* Start *

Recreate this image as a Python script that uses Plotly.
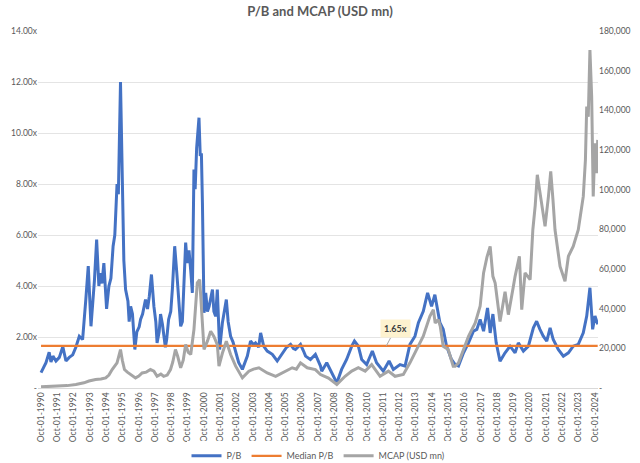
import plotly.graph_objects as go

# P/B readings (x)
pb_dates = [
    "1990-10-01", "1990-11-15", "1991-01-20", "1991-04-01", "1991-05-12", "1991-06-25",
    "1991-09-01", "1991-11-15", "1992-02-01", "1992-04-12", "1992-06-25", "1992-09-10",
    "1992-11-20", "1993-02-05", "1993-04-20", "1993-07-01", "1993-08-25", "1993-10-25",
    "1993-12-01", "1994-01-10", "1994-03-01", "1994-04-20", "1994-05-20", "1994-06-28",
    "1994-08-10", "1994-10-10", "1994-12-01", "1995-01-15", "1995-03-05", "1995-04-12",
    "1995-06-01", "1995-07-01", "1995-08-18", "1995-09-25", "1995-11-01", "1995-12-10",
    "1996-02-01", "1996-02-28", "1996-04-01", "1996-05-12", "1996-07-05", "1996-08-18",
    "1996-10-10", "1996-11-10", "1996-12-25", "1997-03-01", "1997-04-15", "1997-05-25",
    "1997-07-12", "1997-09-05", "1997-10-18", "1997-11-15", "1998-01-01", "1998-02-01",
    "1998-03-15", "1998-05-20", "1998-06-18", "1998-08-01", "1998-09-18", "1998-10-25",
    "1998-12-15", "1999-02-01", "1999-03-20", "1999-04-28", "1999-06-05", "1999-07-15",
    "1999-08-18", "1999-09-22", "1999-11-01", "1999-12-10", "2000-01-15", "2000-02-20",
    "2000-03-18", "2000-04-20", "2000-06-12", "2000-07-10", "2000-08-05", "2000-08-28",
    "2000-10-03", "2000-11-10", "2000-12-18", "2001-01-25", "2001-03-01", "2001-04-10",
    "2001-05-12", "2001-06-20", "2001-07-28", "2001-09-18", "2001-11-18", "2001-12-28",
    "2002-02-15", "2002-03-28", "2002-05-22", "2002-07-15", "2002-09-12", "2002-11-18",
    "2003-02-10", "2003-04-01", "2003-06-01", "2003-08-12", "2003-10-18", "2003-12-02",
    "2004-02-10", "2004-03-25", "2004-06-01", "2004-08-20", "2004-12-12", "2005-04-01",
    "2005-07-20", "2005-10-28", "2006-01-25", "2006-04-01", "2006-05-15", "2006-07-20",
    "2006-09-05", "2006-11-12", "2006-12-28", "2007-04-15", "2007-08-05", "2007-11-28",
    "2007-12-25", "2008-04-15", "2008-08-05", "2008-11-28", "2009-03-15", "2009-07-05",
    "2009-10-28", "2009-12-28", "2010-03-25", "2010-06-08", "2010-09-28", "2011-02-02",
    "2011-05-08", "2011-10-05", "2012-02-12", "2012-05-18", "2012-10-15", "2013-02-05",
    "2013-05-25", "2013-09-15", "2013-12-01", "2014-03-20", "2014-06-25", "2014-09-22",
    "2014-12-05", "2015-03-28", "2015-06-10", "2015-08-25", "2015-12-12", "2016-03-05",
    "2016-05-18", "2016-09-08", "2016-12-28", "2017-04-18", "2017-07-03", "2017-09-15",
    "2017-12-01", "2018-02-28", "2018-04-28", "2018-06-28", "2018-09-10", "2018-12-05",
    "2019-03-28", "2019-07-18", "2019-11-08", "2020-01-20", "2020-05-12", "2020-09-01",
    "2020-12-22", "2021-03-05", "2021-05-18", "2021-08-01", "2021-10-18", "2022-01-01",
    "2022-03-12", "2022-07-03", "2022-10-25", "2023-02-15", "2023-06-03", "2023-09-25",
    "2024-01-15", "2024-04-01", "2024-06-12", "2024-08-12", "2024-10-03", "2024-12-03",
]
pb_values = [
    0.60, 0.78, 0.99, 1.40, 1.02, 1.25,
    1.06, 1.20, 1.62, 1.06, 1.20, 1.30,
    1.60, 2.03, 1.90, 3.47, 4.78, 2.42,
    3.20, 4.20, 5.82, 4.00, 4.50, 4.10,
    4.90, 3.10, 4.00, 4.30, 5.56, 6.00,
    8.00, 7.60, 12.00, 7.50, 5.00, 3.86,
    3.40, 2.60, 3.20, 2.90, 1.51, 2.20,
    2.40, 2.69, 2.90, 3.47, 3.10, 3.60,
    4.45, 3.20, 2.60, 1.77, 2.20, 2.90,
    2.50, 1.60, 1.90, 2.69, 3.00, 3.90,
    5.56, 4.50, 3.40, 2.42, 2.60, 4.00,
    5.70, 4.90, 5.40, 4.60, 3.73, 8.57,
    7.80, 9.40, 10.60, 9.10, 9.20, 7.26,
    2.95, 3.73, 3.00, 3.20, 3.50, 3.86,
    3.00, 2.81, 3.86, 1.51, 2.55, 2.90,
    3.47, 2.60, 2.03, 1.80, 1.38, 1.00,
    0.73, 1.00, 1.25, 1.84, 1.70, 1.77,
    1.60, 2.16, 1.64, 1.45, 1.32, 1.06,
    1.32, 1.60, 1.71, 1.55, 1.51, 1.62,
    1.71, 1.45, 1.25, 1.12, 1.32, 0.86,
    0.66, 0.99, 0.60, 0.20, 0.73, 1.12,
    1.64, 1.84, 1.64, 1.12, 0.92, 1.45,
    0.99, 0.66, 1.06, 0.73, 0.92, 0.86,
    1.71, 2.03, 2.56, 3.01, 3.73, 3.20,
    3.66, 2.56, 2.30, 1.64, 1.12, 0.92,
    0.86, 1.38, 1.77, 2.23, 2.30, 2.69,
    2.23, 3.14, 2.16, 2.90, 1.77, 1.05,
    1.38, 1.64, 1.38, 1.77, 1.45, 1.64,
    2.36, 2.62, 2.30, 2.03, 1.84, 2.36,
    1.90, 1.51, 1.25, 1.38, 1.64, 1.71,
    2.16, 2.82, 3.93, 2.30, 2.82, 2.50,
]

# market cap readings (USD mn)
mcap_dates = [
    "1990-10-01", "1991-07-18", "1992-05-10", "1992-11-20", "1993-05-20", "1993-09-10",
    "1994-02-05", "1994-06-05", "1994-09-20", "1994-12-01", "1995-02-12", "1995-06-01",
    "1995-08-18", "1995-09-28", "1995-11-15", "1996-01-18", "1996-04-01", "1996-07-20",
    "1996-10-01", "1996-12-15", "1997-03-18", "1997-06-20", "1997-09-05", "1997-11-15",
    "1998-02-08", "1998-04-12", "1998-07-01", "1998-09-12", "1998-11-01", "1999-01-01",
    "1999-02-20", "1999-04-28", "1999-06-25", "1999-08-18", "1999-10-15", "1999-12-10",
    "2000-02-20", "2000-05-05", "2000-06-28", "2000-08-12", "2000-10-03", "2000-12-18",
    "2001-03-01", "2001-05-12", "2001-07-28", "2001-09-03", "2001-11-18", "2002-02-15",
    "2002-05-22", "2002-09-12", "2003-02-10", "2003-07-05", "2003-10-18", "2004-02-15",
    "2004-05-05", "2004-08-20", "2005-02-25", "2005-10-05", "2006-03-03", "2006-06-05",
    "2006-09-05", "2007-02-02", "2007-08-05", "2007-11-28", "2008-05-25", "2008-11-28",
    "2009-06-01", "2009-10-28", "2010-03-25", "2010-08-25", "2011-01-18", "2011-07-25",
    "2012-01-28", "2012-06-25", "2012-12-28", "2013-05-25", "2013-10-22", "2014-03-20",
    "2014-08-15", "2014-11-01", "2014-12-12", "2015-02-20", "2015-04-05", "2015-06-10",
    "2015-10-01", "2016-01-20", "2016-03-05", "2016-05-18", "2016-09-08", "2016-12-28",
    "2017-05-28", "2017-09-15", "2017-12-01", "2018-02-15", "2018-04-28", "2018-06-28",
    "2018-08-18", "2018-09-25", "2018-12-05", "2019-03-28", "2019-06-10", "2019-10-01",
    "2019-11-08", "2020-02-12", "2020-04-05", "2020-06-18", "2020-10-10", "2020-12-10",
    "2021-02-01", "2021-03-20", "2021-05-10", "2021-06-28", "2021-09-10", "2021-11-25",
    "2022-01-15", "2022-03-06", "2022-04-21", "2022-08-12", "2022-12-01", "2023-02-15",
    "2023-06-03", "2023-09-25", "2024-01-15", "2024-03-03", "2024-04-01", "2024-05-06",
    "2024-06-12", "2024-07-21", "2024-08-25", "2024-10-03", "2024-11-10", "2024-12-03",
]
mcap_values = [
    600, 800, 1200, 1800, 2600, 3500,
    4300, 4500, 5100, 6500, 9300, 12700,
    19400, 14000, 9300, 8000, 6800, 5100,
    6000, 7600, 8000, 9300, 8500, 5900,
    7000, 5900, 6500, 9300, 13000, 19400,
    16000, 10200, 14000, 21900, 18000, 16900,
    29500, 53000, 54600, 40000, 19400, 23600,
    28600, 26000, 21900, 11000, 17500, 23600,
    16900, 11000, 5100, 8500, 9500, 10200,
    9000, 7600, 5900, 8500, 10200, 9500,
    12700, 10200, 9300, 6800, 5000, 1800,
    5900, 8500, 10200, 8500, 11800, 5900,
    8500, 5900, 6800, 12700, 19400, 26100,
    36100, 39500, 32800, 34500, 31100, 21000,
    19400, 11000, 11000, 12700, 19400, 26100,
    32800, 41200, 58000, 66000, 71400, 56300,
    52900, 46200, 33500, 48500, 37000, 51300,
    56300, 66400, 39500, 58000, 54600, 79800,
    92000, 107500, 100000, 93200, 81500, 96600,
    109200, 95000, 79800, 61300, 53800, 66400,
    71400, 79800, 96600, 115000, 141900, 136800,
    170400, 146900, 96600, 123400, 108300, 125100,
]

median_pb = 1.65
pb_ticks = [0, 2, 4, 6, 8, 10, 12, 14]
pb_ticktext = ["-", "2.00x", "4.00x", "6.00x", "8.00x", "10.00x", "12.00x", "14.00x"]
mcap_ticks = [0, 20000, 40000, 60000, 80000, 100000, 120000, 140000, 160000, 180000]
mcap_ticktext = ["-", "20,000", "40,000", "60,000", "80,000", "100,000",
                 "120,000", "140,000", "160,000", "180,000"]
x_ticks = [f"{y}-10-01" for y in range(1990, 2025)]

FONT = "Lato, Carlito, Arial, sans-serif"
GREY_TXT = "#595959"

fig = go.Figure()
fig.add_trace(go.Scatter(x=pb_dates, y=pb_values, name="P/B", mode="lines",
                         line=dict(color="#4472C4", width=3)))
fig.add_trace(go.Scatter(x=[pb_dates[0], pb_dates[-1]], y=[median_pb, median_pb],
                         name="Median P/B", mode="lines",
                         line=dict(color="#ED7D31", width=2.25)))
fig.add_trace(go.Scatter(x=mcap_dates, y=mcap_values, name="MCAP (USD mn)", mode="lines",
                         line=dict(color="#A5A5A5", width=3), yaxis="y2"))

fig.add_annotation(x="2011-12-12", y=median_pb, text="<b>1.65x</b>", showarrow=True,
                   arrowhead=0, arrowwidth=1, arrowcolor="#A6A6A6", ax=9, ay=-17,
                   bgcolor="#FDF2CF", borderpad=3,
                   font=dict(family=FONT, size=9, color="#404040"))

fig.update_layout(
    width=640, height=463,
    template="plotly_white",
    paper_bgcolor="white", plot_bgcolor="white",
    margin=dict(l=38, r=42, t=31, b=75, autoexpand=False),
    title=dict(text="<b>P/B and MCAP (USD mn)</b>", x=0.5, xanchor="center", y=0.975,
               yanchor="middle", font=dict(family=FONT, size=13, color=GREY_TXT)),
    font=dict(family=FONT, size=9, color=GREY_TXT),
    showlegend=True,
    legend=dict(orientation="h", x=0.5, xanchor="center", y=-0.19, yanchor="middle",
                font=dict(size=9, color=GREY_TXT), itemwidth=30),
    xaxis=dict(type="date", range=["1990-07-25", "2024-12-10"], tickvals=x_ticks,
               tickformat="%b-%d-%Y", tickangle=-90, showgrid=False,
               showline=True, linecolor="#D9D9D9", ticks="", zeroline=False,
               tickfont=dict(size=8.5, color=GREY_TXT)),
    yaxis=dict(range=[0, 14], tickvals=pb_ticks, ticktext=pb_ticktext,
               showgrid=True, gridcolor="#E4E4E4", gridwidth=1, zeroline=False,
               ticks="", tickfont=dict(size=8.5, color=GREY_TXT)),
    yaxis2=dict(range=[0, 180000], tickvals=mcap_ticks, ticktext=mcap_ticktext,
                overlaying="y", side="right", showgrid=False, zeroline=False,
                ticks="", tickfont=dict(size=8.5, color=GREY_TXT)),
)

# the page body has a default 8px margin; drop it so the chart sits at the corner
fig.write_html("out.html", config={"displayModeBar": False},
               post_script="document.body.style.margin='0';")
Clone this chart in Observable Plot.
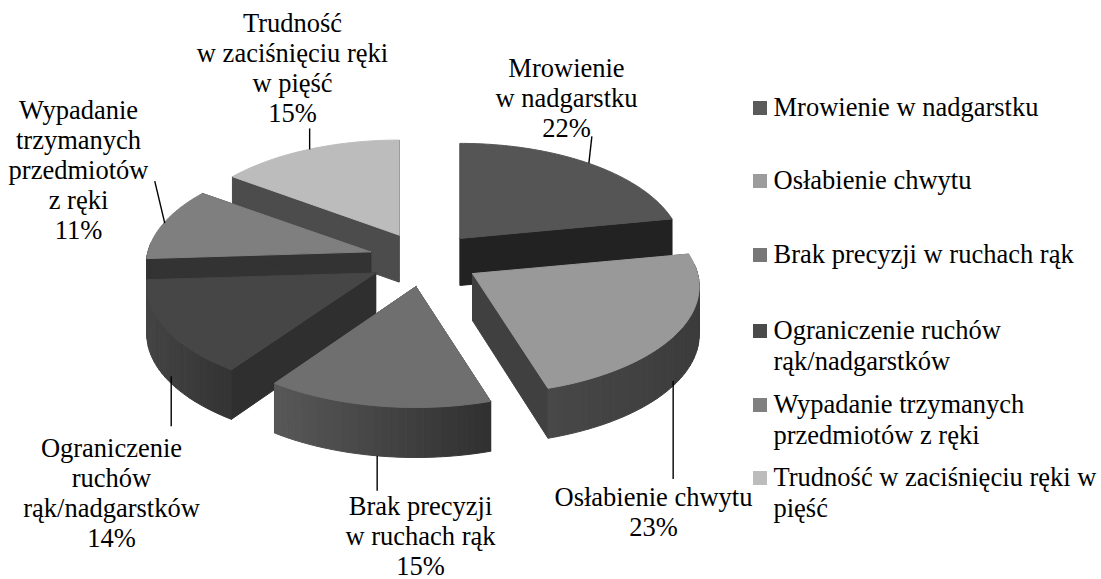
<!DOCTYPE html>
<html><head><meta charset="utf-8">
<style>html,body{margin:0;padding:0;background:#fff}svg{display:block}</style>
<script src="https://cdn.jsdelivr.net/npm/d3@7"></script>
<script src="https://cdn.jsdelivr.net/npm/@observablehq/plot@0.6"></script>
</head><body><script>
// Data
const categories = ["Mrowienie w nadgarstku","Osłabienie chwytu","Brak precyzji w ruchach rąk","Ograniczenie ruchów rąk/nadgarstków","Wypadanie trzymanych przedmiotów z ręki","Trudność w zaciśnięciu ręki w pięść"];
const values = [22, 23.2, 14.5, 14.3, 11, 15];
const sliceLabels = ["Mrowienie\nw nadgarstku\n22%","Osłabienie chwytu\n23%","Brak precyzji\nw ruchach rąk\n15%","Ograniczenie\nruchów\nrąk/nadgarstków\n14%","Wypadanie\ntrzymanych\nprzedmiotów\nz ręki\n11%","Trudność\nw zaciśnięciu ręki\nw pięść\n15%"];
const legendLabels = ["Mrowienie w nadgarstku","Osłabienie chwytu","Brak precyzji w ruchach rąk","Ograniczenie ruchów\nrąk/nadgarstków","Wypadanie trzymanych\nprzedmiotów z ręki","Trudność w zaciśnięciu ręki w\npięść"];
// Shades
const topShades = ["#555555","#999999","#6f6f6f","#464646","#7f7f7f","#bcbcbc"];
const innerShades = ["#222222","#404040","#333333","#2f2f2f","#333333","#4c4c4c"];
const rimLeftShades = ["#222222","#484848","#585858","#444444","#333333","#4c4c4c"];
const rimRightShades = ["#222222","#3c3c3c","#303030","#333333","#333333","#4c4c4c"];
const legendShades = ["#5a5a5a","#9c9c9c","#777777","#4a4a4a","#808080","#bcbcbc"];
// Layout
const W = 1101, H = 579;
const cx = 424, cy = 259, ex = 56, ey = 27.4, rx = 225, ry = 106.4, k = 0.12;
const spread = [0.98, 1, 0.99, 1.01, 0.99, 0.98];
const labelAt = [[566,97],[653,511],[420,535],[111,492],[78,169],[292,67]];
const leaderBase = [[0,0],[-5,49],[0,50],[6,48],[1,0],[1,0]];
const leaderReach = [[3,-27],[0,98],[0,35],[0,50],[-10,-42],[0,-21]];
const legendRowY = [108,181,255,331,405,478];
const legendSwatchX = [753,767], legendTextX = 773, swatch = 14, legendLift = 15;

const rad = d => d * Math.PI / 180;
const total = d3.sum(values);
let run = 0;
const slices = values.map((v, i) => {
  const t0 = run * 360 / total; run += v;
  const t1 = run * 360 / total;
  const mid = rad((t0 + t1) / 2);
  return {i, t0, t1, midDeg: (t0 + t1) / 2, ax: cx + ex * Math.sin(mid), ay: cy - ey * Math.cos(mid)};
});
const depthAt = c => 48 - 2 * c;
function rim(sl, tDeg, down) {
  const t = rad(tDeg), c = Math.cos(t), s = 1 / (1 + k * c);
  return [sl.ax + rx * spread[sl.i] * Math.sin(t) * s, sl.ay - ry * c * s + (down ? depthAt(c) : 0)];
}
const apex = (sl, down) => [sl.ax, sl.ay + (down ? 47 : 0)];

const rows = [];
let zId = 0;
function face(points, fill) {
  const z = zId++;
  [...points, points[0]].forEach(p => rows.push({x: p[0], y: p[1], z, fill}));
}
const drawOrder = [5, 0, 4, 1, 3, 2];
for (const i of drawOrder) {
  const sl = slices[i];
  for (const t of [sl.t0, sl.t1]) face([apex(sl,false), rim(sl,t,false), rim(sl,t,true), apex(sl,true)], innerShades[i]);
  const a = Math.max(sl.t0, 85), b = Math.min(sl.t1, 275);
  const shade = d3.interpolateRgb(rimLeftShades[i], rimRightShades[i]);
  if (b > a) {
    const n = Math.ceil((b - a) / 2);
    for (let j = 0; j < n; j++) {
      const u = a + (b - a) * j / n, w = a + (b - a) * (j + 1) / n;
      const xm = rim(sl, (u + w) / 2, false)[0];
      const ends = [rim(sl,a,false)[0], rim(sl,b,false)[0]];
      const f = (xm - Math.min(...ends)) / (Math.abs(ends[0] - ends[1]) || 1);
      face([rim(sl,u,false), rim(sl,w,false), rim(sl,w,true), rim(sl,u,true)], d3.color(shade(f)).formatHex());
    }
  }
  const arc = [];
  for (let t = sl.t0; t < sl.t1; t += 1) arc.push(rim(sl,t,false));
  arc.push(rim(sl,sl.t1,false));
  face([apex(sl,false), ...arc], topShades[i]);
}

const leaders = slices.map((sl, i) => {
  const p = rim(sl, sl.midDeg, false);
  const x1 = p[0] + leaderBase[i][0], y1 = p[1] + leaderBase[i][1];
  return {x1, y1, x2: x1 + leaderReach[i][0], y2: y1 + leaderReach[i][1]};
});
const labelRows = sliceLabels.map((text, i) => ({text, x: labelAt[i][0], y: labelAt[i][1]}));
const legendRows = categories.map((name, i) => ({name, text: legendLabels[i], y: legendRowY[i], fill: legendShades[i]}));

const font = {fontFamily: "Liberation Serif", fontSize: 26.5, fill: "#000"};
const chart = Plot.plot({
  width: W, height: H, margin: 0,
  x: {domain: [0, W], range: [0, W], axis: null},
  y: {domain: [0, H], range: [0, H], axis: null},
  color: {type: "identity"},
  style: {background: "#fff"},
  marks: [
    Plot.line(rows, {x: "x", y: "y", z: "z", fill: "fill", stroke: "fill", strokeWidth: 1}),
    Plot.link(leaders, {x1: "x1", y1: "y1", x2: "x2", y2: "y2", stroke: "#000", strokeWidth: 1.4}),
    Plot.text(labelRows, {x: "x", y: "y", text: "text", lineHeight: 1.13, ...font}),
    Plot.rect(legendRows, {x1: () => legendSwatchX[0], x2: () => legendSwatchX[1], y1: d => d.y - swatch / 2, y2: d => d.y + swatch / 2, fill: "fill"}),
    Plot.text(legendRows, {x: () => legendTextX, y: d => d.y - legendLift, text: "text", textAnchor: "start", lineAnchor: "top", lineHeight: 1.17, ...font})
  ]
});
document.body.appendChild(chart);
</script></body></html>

* End *

Goal:
Repeat, with no pictures, each line from the beginning of the data through the line containing "import plotly.graph_objects as go", inclusive.

Solution to this exercise:
Recreate this image as a Python script that uses Plotly.
import plotly.graph_objects as go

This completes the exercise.